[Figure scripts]
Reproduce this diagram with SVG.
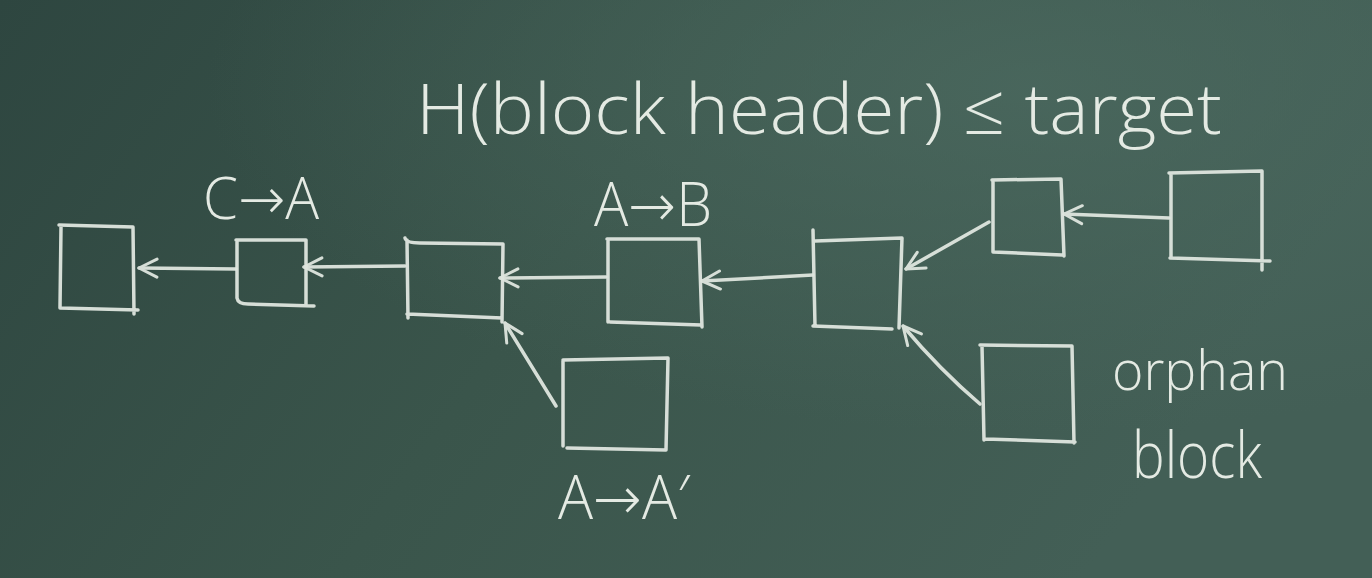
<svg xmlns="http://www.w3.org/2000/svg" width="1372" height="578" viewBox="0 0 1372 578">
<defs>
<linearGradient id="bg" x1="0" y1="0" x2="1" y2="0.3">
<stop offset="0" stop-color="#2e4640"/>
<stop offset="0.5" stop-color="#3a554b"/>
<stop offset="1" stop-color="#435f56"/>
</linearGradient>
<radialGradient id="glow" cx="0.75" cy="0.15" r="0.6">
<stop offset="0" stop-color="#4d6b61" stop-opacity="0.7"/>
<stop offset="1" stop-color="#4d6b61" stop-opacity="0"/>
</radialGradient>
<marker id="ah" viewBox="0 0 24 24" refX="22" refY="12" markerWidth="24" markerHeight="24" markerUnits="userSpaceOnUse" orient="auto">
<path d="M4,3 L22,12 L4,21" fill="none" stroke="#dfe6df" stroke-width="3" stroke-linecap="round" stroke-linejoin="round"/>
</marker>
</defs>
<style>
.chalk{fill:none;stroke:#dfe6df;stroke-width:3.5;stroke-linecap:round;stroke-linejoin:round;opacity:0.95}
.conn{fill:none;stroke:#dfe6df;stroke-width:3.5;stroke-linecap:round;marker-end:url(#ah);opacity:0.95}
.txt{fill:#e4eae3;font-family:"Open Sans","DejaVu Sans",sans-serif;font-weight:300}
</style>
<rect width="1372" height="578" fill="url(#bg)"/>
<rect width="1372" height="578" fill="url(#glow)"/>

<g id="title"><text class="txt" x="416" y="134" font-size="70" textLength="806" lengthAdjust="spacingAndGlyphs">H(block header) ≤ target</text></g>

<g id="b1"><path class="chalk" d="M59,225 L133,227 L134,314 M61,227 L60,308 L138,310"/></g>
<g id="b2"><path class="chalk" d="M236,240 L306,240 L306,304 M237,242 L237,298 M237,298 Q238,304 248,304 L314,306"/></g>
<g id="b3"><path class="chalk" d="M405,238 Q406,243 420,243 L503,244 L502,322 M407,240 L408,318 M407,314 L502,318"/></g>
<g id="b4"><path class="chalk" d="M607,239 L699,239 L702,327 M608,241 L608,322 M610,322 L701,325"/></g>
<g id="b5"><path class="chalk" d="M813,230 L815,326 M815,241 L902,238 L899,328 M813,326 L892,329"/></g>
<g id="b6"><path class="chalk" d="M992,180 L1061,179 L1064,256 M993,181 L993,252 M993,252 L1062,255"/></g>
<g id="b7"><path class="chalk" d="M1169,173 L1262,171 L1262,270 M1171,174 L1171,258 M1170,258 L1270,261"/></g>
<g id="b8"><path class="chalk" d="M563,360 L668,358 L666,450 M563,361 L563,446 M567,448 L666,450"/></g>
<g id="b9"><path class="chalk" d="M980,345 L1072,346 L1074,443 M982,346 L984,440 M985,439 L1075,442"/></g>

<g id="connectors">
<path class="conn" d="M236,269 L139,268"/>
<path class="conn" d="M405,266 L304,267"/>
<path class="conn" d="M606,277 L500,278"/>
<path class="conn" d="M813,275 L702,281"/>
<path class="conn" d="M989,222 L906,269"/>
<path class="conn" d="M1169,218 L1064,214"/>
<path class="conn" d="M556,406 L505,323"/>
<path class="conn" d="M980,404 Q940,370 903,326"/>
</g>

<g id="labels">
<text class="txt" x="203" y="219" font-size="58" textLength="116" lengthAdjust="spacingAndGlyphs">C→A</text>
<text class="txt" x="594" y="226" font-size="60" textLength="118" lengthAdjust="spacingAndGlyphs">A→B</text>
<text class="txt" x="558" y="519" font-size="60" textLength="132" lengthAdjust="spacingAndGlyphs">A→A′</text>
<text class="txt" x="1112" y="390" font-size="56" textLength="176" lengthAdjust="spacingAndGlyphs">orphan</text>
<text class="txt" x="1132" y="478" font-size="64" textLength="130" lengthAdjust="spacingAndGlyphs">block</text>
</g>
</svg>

--

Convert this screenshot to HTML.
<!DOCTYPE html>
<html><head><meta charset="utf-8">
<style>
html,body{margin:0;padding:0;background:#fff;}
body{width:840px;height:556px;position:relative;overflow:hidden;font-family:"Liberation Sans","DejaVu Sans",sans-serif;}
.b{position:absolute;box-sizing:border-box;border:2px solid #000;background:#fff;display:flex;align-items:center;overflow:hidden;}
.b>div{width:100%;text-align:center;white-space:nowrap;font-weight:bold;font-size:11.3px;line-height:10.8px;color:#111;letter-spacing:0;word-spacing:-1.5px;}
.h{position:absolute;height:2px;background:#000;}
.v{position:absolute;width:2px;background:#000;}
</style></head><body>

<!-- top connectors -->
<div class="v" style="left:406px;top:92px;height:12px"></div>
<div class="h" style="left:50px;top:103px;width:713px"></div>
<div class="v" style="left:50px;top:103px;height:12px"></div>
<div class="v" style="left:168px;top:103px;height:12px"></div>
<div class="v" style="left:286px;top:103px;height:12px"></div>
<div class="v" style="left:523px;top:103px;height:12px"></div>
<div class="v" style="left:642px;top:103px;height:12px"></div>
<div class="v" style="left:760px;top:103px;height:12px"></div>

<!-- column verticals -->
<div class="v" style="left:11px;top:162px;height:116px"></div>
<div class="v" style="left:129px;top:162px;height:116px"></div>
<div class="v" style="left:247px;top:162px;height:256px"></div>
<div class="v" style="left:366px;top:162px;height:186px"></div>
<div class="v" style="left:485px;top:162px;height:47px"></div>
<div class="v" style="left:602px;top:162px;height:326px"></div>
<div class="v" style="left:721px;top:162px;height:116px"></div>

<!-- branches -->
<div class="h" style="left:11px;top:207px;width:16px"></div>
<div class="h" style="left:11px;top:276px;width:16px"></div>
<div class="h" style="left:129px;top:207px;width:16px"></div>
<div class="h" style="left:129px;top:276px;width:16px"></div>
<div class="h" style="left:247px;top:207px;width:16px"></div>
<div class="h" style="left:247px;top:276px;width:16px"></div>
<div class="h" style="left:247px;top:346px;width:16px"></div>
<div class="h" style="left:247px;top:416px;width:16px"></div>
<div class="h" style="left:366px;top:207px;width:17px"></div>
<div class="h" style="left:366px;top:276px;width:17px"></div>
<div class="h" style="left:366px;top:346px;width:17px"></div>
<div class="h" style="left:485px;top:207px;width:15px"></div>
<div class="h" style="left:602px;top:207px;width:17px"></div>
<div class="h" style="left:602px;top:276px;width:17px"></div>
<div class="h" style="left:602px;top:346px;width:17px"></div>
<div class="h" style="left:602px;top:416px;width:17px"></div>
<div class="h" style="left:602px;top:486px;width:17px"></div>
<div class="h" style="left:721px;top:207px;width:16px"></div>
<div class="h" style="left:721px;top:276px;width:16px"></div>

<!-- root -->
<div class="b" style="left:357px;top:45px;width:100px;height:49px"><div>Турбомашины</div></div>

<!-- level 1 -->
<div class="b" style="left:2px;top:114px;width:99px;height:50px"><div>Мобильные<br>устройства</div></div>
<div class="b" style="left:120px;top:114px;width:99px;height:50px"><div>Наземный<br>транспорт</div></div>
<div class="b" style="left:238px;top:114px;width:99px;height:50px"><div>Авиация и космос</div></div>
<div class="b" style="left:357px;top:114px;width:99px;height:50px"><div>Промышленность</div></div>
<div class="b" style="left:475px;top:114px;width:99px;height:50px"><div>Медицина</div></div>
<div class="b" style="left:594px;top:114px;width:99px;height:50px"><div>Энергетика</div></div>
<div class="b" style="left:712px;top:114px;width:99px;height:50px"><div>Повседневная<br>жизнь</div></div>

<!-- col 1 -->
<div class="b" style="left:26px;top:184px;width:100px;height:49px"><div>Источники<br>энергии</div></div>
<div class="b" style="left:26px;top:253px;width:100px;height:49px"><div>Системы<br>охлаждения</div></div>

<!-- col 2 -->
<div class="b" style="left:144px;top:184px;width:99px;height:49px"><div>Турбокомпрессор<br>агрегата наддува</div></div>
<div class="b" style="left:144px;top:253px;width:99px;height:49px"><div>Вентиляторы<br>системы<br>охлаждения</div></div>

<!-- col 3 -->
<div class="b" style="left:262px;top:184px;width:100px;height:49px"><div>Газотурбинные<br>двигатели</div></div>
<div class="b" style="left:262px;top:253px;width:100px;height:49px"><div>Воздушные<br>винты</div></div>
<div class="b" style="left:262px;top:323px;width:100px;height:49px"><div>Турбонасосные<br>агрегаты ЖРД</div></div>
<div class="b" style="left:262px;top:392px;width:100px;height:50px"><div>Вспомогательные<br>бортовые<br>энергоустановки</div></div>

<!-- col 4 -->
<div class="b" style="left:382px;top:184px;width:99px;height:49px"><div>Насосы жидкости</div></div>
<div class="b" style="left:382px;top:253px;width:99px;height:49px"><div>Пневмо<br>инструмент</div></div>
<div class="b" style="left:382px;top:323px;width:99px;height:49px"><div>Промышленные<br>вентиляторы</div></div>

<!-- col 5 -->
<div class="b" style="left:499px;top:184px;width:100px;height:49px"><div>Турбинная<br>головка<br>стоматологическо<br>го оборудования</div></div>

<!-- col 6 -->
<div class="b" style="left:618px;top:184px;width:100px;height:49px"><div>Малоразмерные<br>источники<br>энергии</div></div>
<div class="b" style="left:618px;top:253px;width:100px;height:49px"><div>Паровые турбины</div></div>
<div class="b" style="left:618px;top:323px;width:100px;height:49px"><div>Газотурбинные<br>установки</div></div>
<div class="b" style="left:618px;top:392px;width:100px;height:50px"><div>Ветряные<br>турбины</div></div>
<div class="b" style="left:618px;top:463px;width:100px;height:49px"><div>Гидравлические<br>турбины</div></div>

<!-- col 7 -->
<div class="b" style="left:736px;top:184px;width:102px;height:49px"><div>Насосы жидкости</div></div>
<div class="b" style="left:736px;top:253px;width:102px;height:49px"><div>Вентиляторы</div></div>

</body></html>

The request ▸ Look for "this" and pull out every line that has it.

Result ▸
Reproduce this diagram with SVG.
Convert this screenshot to HTML.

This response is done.